# AIM OF THE TASK
Everything from the first line of the data through the line with "0.011, 0.000, 0.000, 0.000, 0.000]" is to be echoed exactly, minus the pictures.

# PROVIDED DATA
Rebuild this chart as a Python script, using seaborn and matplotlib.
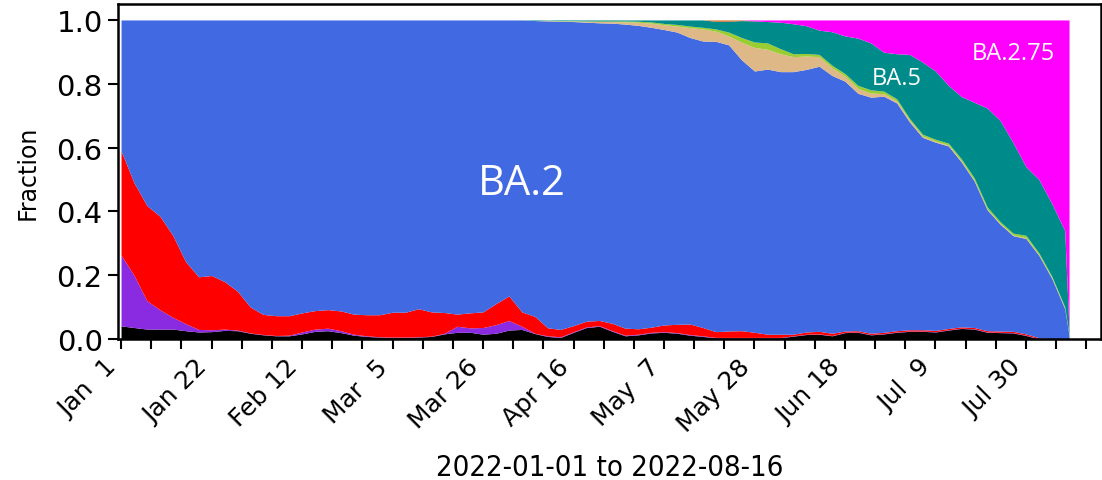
import numpy as np
import pandas as pd
import matplotlib
matplotlib.use("Agg")
import matplotlib.pyplot as plt
import seaborn as sns

sns.set_theme(style="ticks")
plt.rcParams["font.family"] = ["DejaVu Sans"]
plt.rcParams["text.color"] = "black"
plt.rcParams["axes.labelcolor"] = "black"
plt.rcParams["xtick.color"] = "black"
plt.rcParams["ytick.color"] = "black"

# ---------------- data (fractions) ----------------
start = pd.Timestamp("2022-01-01")
day_offsets = list(range(0, 220, 3)) + [220]

black = [0.041, 0.036, 0.031, 0.031, 0.031, 0.026, 0.022, 0.023, 0.027, 0.026,
         0.018, 0.013, 0.010, 0.010, 0.016, 0.024, 0.026, 0.020, 0.012, 0.008,
         0.006, 0.005, 0.005, 0.006, 0.008, 0.016, 0.021, 0.021, 0.015, 0.018,
         0.028, 0.030, 0.017, 0.008, 0.005, 0.021, 0.036, 0.040, 0.024, 0.010,
         0.013, 0.019, 0.021, 0.018, 0.012, 0.008, 0.004, 0.004, 0.004, 0.004,
         0.004, 0.004, 0.009, 0.014, 0.015, 0.010, 0.020, 0.021, 0.013, 0.016,
         0.021, 0.024, 0.024, 0.022, 0.028, 0.033, 0.031, 0.021, 0.020, 0.019,
         0.011, 0.000, 0.000, 0.000, 0.000]

purple = [0.222, 0.164, 0.089, 0.061, 0.037, 0.022, 0.008, 0.006, 0.004, 0.002,
          0.001, 0.001, 0.001, 0.002, 0.006, 0.007, 0.008, 0.006, 0.003, 0.002,
          0.001, 0.001, 0.001, 0.001, 0.001, 0.002, 0.019, 0.014, 0.021, 0.027,
          0.030, 0.010, 0.001, 0.002, 0.002, 0.002, 0.002, 0.002, 0.002, 0.002,
          0.002, 0.002, 0.002, 0.002, 0.002, 0.002, 0.001, 0.001, 0.001, 0.001,
          0.001, 0.001, 0.001, 0.001, 0.001, 0.001, 0.001, 0.001, 0.001, 0.001,
          0.001, 0.001, 0.001, 0.001, 0.001, 0.001, 0.001, 0.001, 0.001, 0.001,
          0.001, 0.001, 0.000, 0.000, 0.000]

red = [0.327, 0.290, 0.298, 0.293, 0.257, 0.194, 0.165, 0.170, 0.149, 0.122,
       0.081, 0.063, 0.062, 0.061, 0.060, 0.058, 0.058, 0.062, 0.063, 0.066,
       0.069, 0.078, 0.078, 0.088, 0.076, 0.065, 0.038, 0.047, 0.049, 0.066,
       0.077, 0.045, 0.053, 0.025, 0.023, 0.019, 0.018, 0.016, 0.023, 0.022,
       0.017, 0.016, 0.021, 0.026, 0.033, 0.026, 0.018, 0.020, 0.021, 0.016,
       0.010, 0.010, 0.005, 0.007, 0.008, 0.007, 0.004, 0.004, 0.004, 0.004,
       0.004, 0.004, 0.004, 0.004, 0.004, 0.004, 0.004, 0.004, 0.004, 0.004,
       0.004, 0.003, 0.000, 0.000, 0.000]

ba2 = [0.410, 0.510, 0.582, 0.615, 0.675, 0.758, 0.805, 0.801, 0.820, 0.850,
       0.900, 0.923, 0.927, 0.927, 0.918, 0.911, 0.908, 0.912, 0.922, 0.924,
       0.924, 0.916, 0.916, 0.905, 0.915, 0.917, 0.922, 0.918, 0.915, 0.889,
       0.865, 0.915, 0.927, 0.962, 0.966, 0.953, 0.937, 0.933, 0.941, 0.953,
       0.951, 0.940, 0.926, 0.916, 0.898, 0.898, 0.910, 0.897, 0.849, 0.819,
       0.831, 0.823, 0.823, 0.823, 0.831, 0.808, 0.783, 0.744, 0.740, 0.740,
       0.714, 0.651, 0.603, 0.590, 0.572, 0.517, 0.459, 0.379, 0.335, 0.300,
       0.299, 0.258, 0.190, 0.095, 0.012]

tan = [0.0] * 30 + [
       0.000, 0.000, 0.000, 0.001, 0.001, 0.002, 0.003, 0.004, 0.005, 0.007,
       0.010, 0.013, 0.015, 0.019, 0.031, 0.038, 0.032, 0.028, 0.055, 0.074,
       0.062, 0.056, 0.047, 0.042, 0.030, 0.024, 0.016, 0.015, 0.013, 0.008,
       0.006, 0.005, 0.004, 0.003, 0.003, 0.003, 0.002, 0.002, 0.002, 0.002,
       0.002, 0.002, 0.002, 0.002, 0.000]

yellowgreen = [0.0] * 30 + [
       0.000, 0.000, 0.000, 0.001, 0.001, 0.001, 0.001, 0.002, 0.002, 0.003,
       0.003, 0.004, 0.004, 0.005, 0.005, 0.005, 0.007, 0.012, 0.015, 0.017,
       0.020, 0.016, 0.009, 0.008, 0.007, 0.008, 0.008, 0.010, 0.010, 0.008,
       0.007, 0.006, 0.006, 0.006, 0.006, 0.007, 0.008, 0.007, 0.006, 0.006,
       0.008, 0.006, 0.005, 0.004, 0.003]

ba5 = [0.0] * 30 + [
       0.000, 0.000, 0.002, 0.001, 0.002, 0.002, 0.003, 0.003, 0.003, 0.003,
       0.004, 0.006, 0.011, 0.014, 0.019, 0.023, 0.024, 0.034, 0.053, 0.066,
       0.067, 0.083, 0.094, 0.087, 0.076, 0.105, 0.118, 0.148, 0.147, 0.122,
       0.141, 0.201, 0.226, 0.214, 0.181, 0.195, 0.237, 0.310, 0.317, 0.284,
       0.215, 0.230, 0.228, 0.239, 0.010]

orange = [0.0] * 46 + [0.004, 0.004, 0.002] + [0.0] * 26

ba275 = [0.0] * 49 + [0.003,
         0.005, 0.007, 0.012, 0.018, 0.032, 0.037, 0.050, 0.057, 0.072, 0.101,
         0.106, 0.108, 0.132, 0.160, 0.205, 0.240, 0.258, 0.276, 0.315, 0.384,
         0.460, 0.500, 0.575, 0.660, 0.975]

layer_colors = ["#000000", "#8A2BE2", "#FF0000", "#4169E1", "#DEB887",
                "#9ACD32", "#008B8B", "#D2691E", "#FF00FF"]

tick_labels = ["Jan  1", "", "", "Jan 22", "", "", "Feb 12", "", "", "Mar  5",
               "", "", "Mar 26", "", "", "Apr 16", "", "", "May  7", "", "",
               "May 28", "", "", "Jun 18", "", "", "Jul  9", "", "", "Jul 30",
               "", ""]
y_ticks = [0.0, 0.2, 0.4, 0.6, 0.8, 1.0]
variant_labels = [("BA.2", 93, 0.49, 30), ("BA.5", 180, 0.818, 17),
                  ("BA.2.75", 207, 0.897, 17)]

# ---------------- figure ----------------
dates = start + pd.to_timedelta(day_offsets, unit="D")

fig = plt.figure(figsize=(11.02, 4.81), dpi=100)
ax = fig.add_axes([118 / 1102, 1 - 340 / 481, (1101 - 118) / 1102, (340 - 5) / 481])
ax.set_facecolor("white")

ax.stackplot(dates, black, purple, red, ba2, tan, yellowgreen, ba5, orange, ba275,
             colors=layer_colors, linewidth=0, antialiased=True)

ax.set_ylim(0, 1.05)
ax.set_xlim(start - pd.Timedelta(hours=17), pd.Timestamp("2022-08-16 10:00"))

xt = pd.date_range("2022-01-01", periods=len(tick_labels), freq="7D")
ax.set_xticks(xt)
ax.set_xticklabels(tick_labels, rotation=45, ha="right", fontsize=18)
ax.set_yticks(y_ticks)
ax.set_yticklabels([f"{v:.1f}" for v in y_ticks], fontsize=21)
ax.tick_params(axis="both", which="major", length=7, width=1.5, colors="black",
               direction="out", pad=4)

for sp in ax.spines.values():
    sp.set_color("black")
    sp.set_linewidth(1.8)

ax.set_ylabel("Fraction", fontsize=17, labelpad=12, color="black")
ax.set_xlabel("2022-01-01 to 2022-08-16", fontsize=21, fontstretch="condensed",
              labelpad=12, color="black")

for txt, d, yv, fs in variant_labels:
    ax.text(start + pd.Timedelta(days=d), yv, txt, color="white", fontsize=fs,
            ha="center", va="center", family=["Open Sans", "DejaVu Sans"])

fig.savefig("out.png", dpi=100)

# ANSWER TO THIS EXERCISE
Rebuild this chart as a Python script, using seaborn and matplotlib.
import numpy as np
import pandas as pd
import matplotlib
matplotlib.use("Agg")
import matplotlib.pyplot as plt
import seaborn as sns

sns.set_theme(style="ticks")
plt.rcParams["font.family"] = ["DejaVu Sans"]
plt.rcParams["text.color"] = "black"
plt.rcParams["axes.labelcolor"] = "black"
plt.rcParams["xtick.color"] = "black"
plt.rcParams["ytick.color"] = "black"

# ---------------- data (fractions) ----------------
start = pd.Timestamp("2022-01-01")
day_offsets = list(range(0, 220, 3)) + [220]

black = [0.041, 0.036, 0.031, 0.031, 0.031, 0.026, 0.022, 0.023, 0.027, 0.026,
         0.018, 0.013, 0.010, 0.010, 0.016, 0.024, 0.026, 0.020, 0.012, 0.008,
         0.006, 0.005, 0.005, 0.006, 0.008, 0.016, 0.021, 0.021, 0.015, 0.018,
         0.028, 0.030, 0.017, 0.008, 0.005, 0.021, 0.036, 0.040, 0.024, 0.010,
         0.013, 0.019, 0.021, 0.018, 0.012, 0.008, 0.004, 0.004, 0.004, 0.004,
         0.004, 0.004, 0.009, 0.014, 0.015, 0.010, 0.020, 0.021, 0.013, 0.016,
         0.021, 0.024, 0.024, 0.022, 0.028, 0.033, 0.031, 0.021, 0.020, 0.019,
         0.011, 0.000, 0.000, 0.000, 0.000]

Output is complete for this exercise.